▸ **Aim**
Leaving out the pictures, retype the lines from the beginning of the listing through the line containing "from bokeh.resources import INLINE".

▸ **Dataset content**
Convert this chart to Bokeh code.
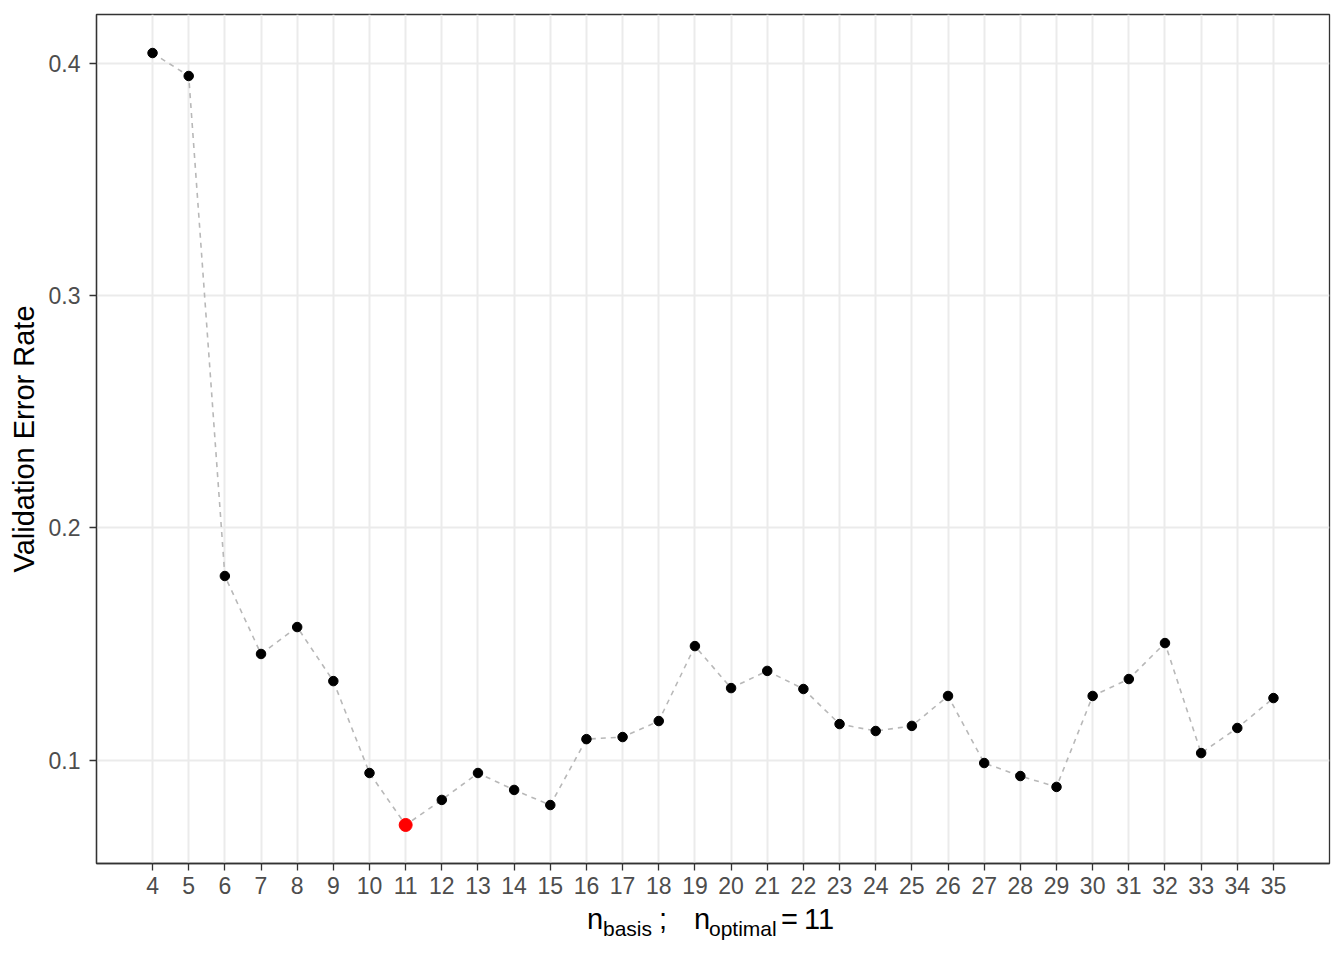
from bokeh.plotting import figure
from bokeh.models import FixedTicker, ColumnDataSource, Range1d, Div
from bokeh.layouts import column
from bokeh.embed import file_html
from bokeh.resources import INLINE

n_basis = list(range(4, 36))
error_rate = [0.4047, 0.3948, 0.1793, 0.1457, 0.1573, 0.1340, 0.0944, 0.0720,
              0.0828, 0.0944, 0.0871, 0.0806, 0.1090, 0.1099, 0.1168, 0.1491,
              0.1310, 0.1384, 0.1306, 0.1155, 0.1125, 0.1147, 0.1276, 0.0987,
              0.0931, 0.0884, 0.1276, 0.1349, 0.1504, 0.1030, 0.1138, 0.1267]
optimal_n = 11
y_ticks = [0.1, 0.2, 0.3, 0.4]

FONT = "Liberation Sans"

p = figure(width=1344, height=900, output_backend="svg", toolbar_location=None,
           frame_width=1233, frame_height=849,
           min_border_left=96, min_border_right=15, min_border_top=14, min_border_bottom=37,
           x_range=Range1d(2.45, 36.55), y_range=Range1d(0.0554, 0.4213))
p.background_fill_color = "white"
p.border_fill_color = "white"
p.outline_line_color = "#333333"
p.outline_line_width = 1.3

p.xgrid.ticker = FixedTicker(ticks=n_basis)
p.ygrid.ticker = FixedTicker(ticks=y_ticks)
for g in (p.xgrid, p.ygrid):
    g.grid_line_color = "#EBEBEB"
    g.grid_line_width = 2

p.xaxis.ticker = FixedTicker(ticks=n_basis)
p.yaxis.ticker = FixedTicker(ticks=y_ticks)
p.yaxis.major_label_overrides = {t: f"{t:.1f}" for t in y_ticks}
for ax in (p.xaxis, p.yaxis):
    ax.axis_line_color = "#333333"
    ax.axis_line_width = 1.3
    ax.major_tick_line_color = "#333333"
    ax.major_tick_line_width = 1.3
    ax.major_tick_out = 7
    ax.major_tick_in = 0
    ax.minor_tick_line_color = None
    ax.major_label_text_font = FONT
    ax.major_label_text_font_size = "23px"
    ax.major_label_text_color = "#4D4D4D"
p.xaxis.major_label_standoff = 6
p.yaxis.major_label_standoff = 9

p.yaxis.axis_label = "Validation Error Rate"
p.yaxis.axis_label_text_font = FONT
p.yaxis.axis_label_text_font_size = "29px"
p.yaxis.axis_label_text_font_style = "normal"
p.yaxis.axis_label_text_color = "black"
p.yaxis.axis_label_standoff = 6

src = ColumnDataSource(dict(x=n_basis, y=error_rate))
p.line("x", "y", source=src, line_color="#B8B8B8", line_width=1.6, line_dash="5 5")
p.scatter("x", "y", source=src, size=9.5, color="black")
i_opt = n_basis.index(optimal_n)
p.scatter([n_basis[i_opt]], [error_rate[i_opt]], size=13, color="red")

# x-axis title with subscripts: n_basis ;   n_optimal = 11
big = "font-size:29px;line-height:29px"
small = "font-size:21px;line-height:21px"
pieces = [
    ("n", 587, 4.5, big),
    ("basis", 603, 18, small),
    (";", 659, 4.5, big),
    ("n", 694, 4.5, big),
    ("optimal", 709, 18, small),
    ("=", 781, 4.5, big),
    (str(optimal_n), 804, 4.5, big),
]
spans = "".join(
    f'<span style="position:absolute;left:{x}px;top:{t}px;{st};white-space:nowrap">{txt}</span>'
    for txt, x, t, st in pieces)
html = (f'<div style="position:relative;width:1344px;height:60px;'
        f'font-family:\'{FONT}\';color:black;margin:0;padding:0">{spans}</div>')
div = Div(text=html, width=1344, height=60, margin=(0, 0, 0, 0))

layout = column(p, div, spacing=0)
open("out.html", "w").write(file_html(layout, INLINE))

▸ **Answer in full**
Convert this chart to Bokeh code.
from bokeh.plotting import figure
from bokeh.models import FixedTicker, ColumnDataSource, Range1d, Div
from bokeh.layouts import column
from bokeh.embed import file_html
from bokeh.resources import INLINE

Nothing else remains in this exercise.